┌────────

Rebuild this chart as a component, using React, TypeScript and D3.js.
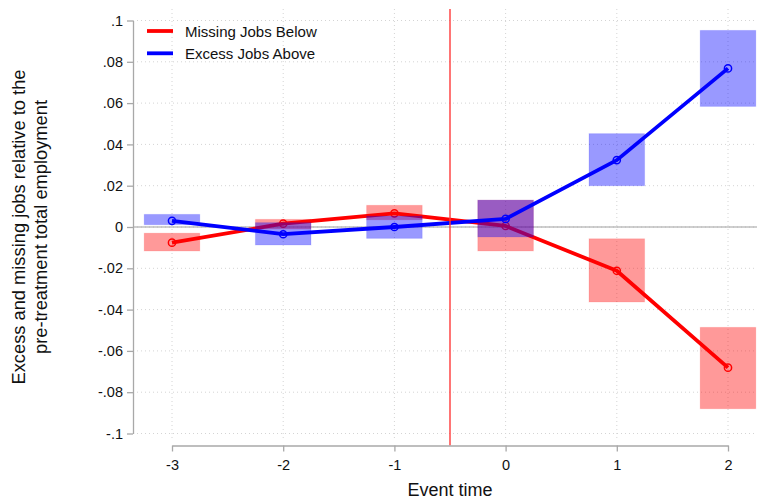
import { useEffect, useRef } from "react";
import * as d3 from "d3";

const eventTime = [-3, -2, -1, 0, 1, 2];
const xTickLabels = ["-3", "-2", "-1", "0", "1", "2"];

// Missing Jobs Below (red)
const missingEst = [-0.0076, 0.0016, 0.0066, 0.0005, -0.0212, -0.0681];
const missingLo = [-0.0116, -0.001, 0.0035, -0.0116, -0.0363, -0.088];
const missingHi = [-0.003, 0.0037, 0.0105, 0.013, -0.0057, -0.0486];

// Excess Jobs Above (blue)
const excessEst = [0.003, -0.0035, 0.0, 0.0039, 0.0324, 0.0768];
const excessLo = [0.0011, -0.0087, -0.0055, -0.0048, 0.02, 0.0584];
const excessHi = [0.0061, 0.0021, 0.0053, 0.013, 0.0452, 0.0952];

const yTicks = [-0.1, -0.08, -0.06, -0.04, -0.02, 0, 0.02, 0.04, 0.06, 0.08, 0.1];
const yTickLabels = ["-.1", "-.08", "-.06", "-.04", "-.02", "0", ".02", ".04", ".06", ".08", ".1"];
const treatmentLine = -0.5;

const width = 757;
const height = 500;

const App = () => {
  const ref = useRef<SVGSVGElement>(null);

  useEffect(() => {
    const svg = d3.select(ref.current);
    svg.selectAll("*").remove();

    const font = "'Liberation Sans', Arial, sans-serif";
    const axisColor = "#a8a8a8";
    const plotLeft = 133;
    const plotRight = 757;
    const plotTop = 9;
    const plotBottom = 440;

    const x = d3.scaleLinear().domain([-3, 2]).range([172, 728]);
    const y = d3.scaleLinear().domain([-0.1, 0.1]).range([433.5, 20.5]);
    const halfW = x(0.25) - x(0);

    // grid
    const grid = svg.append("g");
    grid.selectAll("line.h")
      .data(yTicks)
      .join("line")
      .attr("x1", plotLeft)
      .attr("x2", plotRight)
      .attr("y1", (d) => y(d))
      .attr("y2", (d) => y(d))
      .attr("stroke", "#d4d4d4")
      .attr("stroke-width", 1)
      .attr("stroke-dasharray", "1,3");
    grid.selectAll("line.v")
      .data(eventTime)
      .join("line")
      .attr("x1", (d) => x(d))
      .attr("x2", (d) => x(d))
      .attr("y1", plotTop)
      .attr("y2", plotBottom)
      .attr("stroke", "#d4d4d4")
      .attr("stroke-width", 1)
      .attr("stroke-dasharray", "1,3");

    // zero line
    svg.append("line")
      .attr("x1", plotLeft)
      .attr("x2", plotRight)
      .attr("y1", y(0))
      .attr("y2", y(0))
      .attr("stroke", "#a0a0a0")
      .attr("stroke-width", 1.2);

    const drawSeries = (est: number[], lo: number[], hi: number[], color: string) => {
      svg.append("g")
        .selectAll("rect")
        .data(eventTime)
        .join("rect")
        .attr("x", (d) => x(d) - halfW)
        .attr("width", halfW * 2)
        .attr("y", (d, i) => y(hi[i]))
        .attr("height", (d, i) => y(lo[i]) - y(hi[i]))
        .attr("fill", color)
        .attr("fill-opacity", 0.4)
        .attr("stroke", color)
        .attr("stroke-opacity", 0.12)
        .attr("stroke-width", 1);

      const line = d3.line<number>()
        .x((d) => x(d))
        .y((d, i) => y(est[i]));
      svg.append("path")
        .datum(eventTime)
        .attr("d", line)
        .attr("fill", "none")
        .attr("stroke", color)
        .attr("stroke-width", 3.8)
        .attr("stroke-linejoin", "round");

      svg.append("g")
        .selectAll("circle")
        .data(eventTime)
        .join("circle")
        .attr("cx", (d) => x(d))
        .attr("cy", (d, i) => y(est[i]))
        .attr("r", 3.6)
        .attr("fill", "none")
        .attr("stroke", color)
        .attr("stroke-width", 1.5);
    };

    drawSeries(missingEst, missingLo, missingHi, "#ff0000");
    drawSeries(excessEst, excessLo, excessHi, "#0000ff");

    // treatment line
    svg.append("line")
      .attr("x1", x(treatmentLine))
      .attr("x2", x(treatmentLine))
      .attr("y1", plotTop)
      .attr("y2", 445.5)
      .attr("stroke", "#ff3a3a")
      .attr("stroke-width", 1.4);

    // y axis
    const yAxis = d3.axisLeft(y)
      .tickValues(yTicks)
      .tickFormat((d, i) => yTickLabels[i])
      .tickSize(6)
      .tickSizeOuter(0)
      .tickPadding(4);
    svg.append("g")
      .attr("transform", `translate(${plotLeft},0)`)
      .call(yAxis)
      .call((g) => g.select(".domain").attr("stroke", axisColor).attr("stroke-width", 1.3))
      .call((g) => g.selectAll(".tick line").attr("stroke", axisColor).attr("stroke-width", 1.3))
      .call((g) => g.selectAll(".tick text")
        .attr("fill", "#111")
        .attr("font-family", font)
        .attr("font-size", 14.5));

    // x axis
    const xAxis = d3.axisBottom(x)
      .tickValues(eventTime)
      .tickFormat((d, i) => xTickLabels[i])
      .tickSize(6)
      .tickSizeOuter(0)
      .tickPadding(8);
    svg.append("g")
      .attr("transform", `translate(0,445.5)`)
      .call(xAxis)
      .call((g) => g.select(".domain").attr("stroke", axisColor).attr("stroke-width", 1.3))
      .call((g) => g.selectAll(".tick line").attr("stroke", axisColor).attr("stroke-width", 1.3))
      .call((g) => g.selectAll(".tick text")
        .attr("fill", "#111")
        .attr("font-family", font)
        .attr("font-size", 14.5));

    // axis titles
    svg.append("text")
      .attr("x", 450)
      .attr("y", 496)
      .attr("text-anchor", "middle")
      .attr("font-family", font)
      .attr("font-size", 18)
      .attr("fill", "#111")
      .text("Event time");

    const yTitle = svg.append("text")
      .attr("transform", `translate(24.5,227) rotate(-90)`)
      .attr("text-anchor", "middle")
      .attr("font-family", font)
      .attr("font-size", 18.3)
      .attr("fill", "#111");
    yTitle.append("tspan").attr("x", 0).attr("dy", 0).text("Excess and missing jobs relative to the");
    yTitle.append("tspan").attr("x", 0).attr("dy", 22).text("pre-treatment total employment");

    // legend
    const legend = [
      { label: "Missing Jobs Below", color: "#ff0000" },
      { label: "Excess Jobs Above", color: "#0000ff" },
    ];
    const lg = svg.append("g");
    legend.forEach((l, i) => {
      const ly = 31 + i * 22.3;
      lg.append("line")
        .attr("x1", 147)
        .attr("x2", 173)
        .attr("y1", ly)
        .attr("y2", ly)
        .attr("stroke", l.color)
        .attr("stroke-width", 3.8);
      lg.append("text")
        .attr("x", 185)
        .attr("y", ly + 5.5)
        .attr("font-family", font)
        .attr("font-size", 15)
        .attr("fill", "#111")
        .text(l.label);
    });
  }, []);

  return (
    <svg
      ref={ref}
      width={width}
      height={height}
      style={{ position: "absolute", left: 0, top: 0, background: "#fff" }}
    />
  );
};

export default App;
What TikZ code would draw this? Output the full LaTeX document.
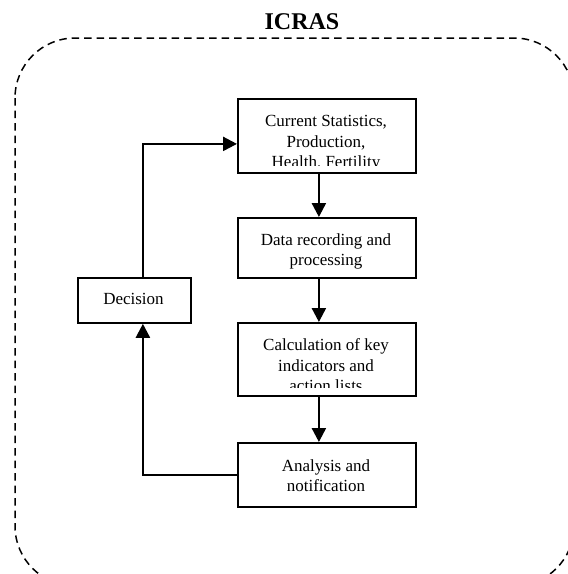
\documentclass[tikz,border=0pt]{standalone}
\usepackage{fontspec}
\setmainfont{Liberation Serif}
\usetikzlibrary{arrows.meta,calc}
\begin{document}
\begin{tikzpicture}[x=1pt,y=-1pt,
  stepbox/.style={draw, line width=1.8pt, inner sep=0pt, anchor=north west},
  txt/.style={anchor=north, inner sep=0pt, align=center, font=\fontsize{17}{20}\selectfont},
  arr/.style={line width=2.4pt, -{Triangle[length=14pt,width=14pt]}},
  frame/.style={line width=1.5pt, dash pattern=on 7.5pt off 5pt, rounded corners=60pt}
]
\useasboundingbox (0,0) rectangle (568,574);
\clip (0,0) rectangle (568,574);
\draw[frame] (15,38) rectangle (574,586);
\node[anchor=base, inner sep=0pt, font=\fontsize{24}{28}\selectfont\bfseries] (title) at (302,29) {ICRAS};

\node[stepbox, minimum width=178pt, minimum height=74pt] (b1) at (237,98) {};
\node[stepbox, minimum width=178pt, minimum height=60pt] (b2) at (237,217) {};
\node[stepbox, minimum width=178pt, minimum height=73pt] (b3) at (237,322) {};
\node[stepbox, minimum width=178pt, minimum height=64pt] (b4) at (237,442) {};
\node[stepbox, minimum width=113pt, minimum height=45pt] (dec) at (77,277) {};

\begin{scope}
\clip (240,101) rectangle (412,165.5);
\node[txt, font=\fontsize{17}{20.5}\selectfont] (t1) at (326,112) {\strut Current Statistics,\\ Production,\\ Health, Fertility};
\end{scope}
\node[txt] (t2) at (326,231) {\strut Data recording and\\ processing};
\begin{scope}
\clip (240,325) rectangle (412,387.5);
\node[txt, font=\fontsize{17}{20.5}\selectfont] (t3) at (326,336) {\strut Calculation of key\\ indicators and\\ action lists};
\end{scope}
\node[txt] (t4) at (326,457) {\strut Analysis and\\ notification};
\node[txt] (t5) at (133.5,290) {\strut Decision};

\draw[arr] ([xshift=-8pt]b1.south) -- ([xshift=-8pt]b2.north);
\draw[arr] ([xshift=-8pt]b2.south) -- ([xshift=-8pt]b3.north);
\draw[arr] ([xshift=-8pt]b3.south) -- ([xshift=-8pt]b4.north);
\draw[arr] (b4.west) -| ([xshift=8.5pt]dec.south);
\draw[arr] ([xshift=8.5pt]dec.north) |- ([yshift=-8pt]b1.west);
\end{tikzpicture}
\end{document}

└────────

WHAT TO WORK ON |
In the records above, find the line containing "0.013, -0.0057, -0.0486];" and output every line from the first through that one, exactly, omitting pictures.

COMPLETE RESPONSE |
Rebuild this chart as a component, using React, TypeScript and D3.js.
import { useEffect, useRef } from "react";
import * as d3 from "d3";

const eventTime = [-3, -2, -1, 0, 1, 2];
const xTickLabels = ["-3", "-2", "-1", "0", "1", "2"];

// Missing Jobs Below (red)
const missingEst = [-0.0076, 0.0016, 0.0066, 0.0005, -0.0212, -0.0681];
const missingLo = [-0.0116, -0.001, 0.0035, -0.0116, -0.0363, -0.088];
const missingHi = [-0.003, 0.0037, 0.0105, 0.013, -0.0057, -0.0486];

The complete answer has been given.